Arthur: The Lady of the Lake, her arm clad in the purest shimmering samite, held aloft Excalibur from the bosom of the water, signifying by divine providence that I, Arthur, was to carry Excalibur. THAT is why I am your king!
Dennis: (laughingly) Listen: Strange women lying in ponds distributing swords is no basis for a system of government! Supreme executive power derives from a mandate from the masses, not from some farcical aquatic ceremony!
It is possible to attach a probability to having a scimitar lobbed at one by a moistened bink. Since it has only happened once, it’s about one in 227,165,742 or 0.000000004%, though it’s tricky to calculate exactly how many people have ever lived in a country. Based on the 2010 UK General Election, each of the 3,720 candidates had a 17.5% chance of getting a seat, about one in six, and certainly better odds than in an autocracy. However, the chances were considerably better for the two biggest parties: 48% of Conservatives and 41% of Labour candidates. The Liberal Democrats had 9% of their people elected despite being just 6% behind Labour in the popular vote. Indeed, outside the two main parties just 3.5% of candidates got elected. As part of their coalition negotiations, the Lib Dems got a referendum on the Alternative Vote method, which was not passed. Oh well.
What’s the alternative?
The alternative vote system could have a dramatic impact on the fortunes of the Lib Dems, as well as any of the 40-odd smaller parties who had candidates in 2010. Taking Ireland as an example, in the 2011 General Election, the two largest parties took 68.1% of the seats, smaller mainstream parties (think Lib Dem) about 20%, and small parties, popular movements, and independents just under 10%. Ireland uses proportional representation by the single transferable vote (PRSTV) in multi-seat constituencies, which means that a candidate can be elected with anything above 17% of the vote. It’s far from perfect, though, and there’s a peculiar phenomenon in Ireland whereby the combination of PRSTV and alphabetical listing of candidate names means that there is a significant ballot order effect (Regan, 2011): You’re more likely to be elected if your name is Aardmann than Ward. (President Mary Robinson (née Bourke) was advised not to change her name when she got married, but romance triumphed in the end!)
Voting pacts are one way for smaller parties to find a way through in FPP constituencies.

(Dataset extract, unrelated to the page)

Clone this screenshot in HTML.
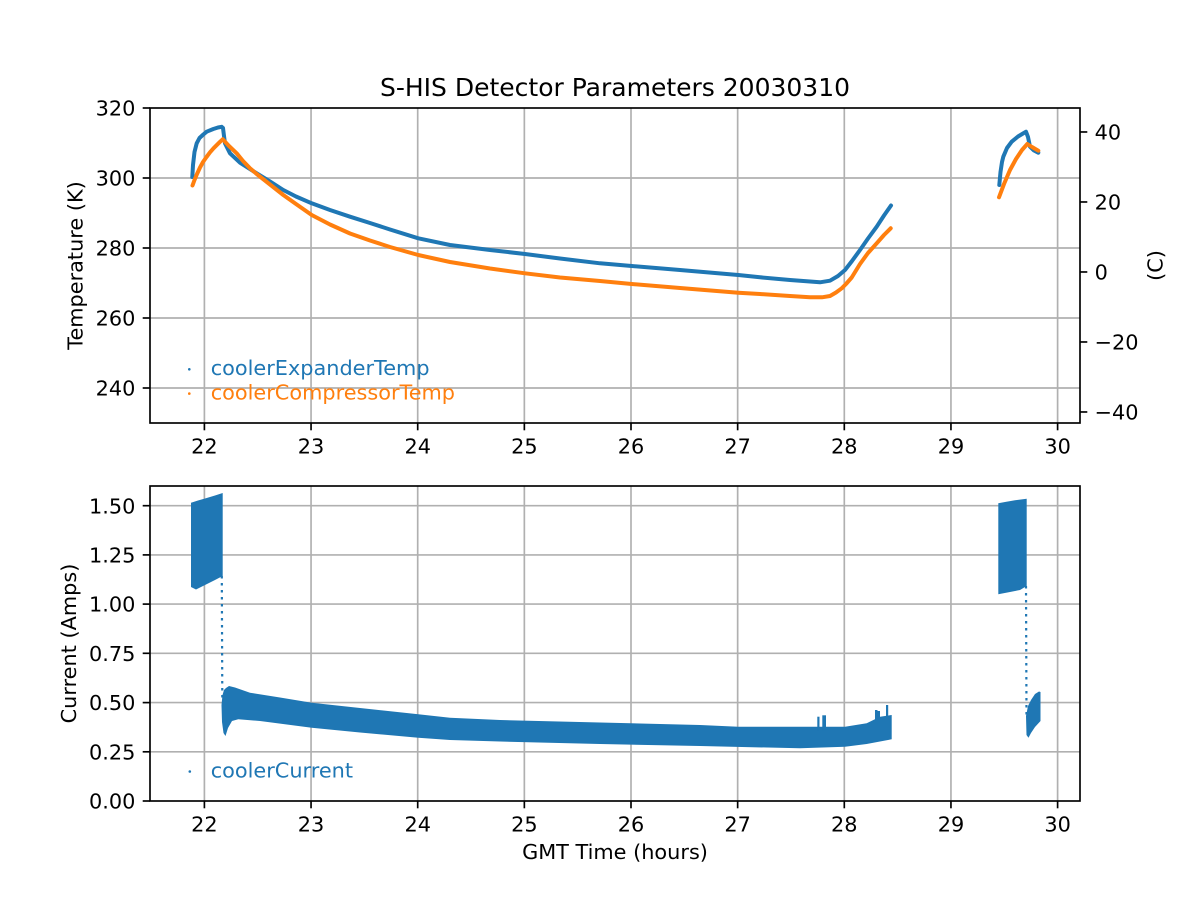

Pacts involve a party agreeing to refrain from running a candidate in certain constituency to allow a party with a similar perspective a clear run at the seat, with a reciprocal arrangement in another constituency. For example, for GE 2015, the Ulster Unionist Party and Democratic Unionist Party have entered a pact to try to maximise the number of Unionist seats in Northern Ireland. A massively over-simplified version of the effect of a voting pact is in Table 1, where it’s in the interest of Parties B and C to make friends.
Table 1: Over-simplification of Voting Pact
|Party||Constituency Y||Constituency Z||Constituency Y||Constituency Z|
The two-round vote used in lots of presidential elections is like a transferable vote in slow motion. In Round One, the probability of progressing is 2 divided by the number of candidates. For example, in the French Presidential Election in 2012 there were 10 candidates, so a 20% chance of making it to Round Two, in which there was a 50% chance of being elected. This system can create incentives to vote avoid voting for extreme candidates in Round One because the probability of them winning Round Two is so low that it’s a bit of a waste.
The electoral college in American presidential elections is essentially an FPP, but the votes that count are at the state level rather than the individual level. The probability of getting elected is not directly related to how many people vote for a candidate but depends on the number and size of states in which they win a majority. Curiously, it’s now seen as important to win the popular vote as well as the electoral college for a winner to avoid subsequent attacks, since about the time of the Bush-Gore disaster in 2000. In countries where the parliament elects the prime minister, parliamentary elections are a de facto electoral college in that we usually know from part allegiance for whom each representative is going to vote.
There are hundreds of variations in electoral systems, and one tips one’s hat to the people who spend their careers analysing elections. The probabilities of election associated with an electoral system are reasonably easy to calculate. On that basis of probabilities alone, if you want to get elected join the biggest party around. Of course, since lots of people are likely to reach the same conclusion, you still have to be nominated and what goes on inside political parties is another question altogether, For all we know, in its private moments together, the Conservative party could operate as an anarcho-syndicalist commune.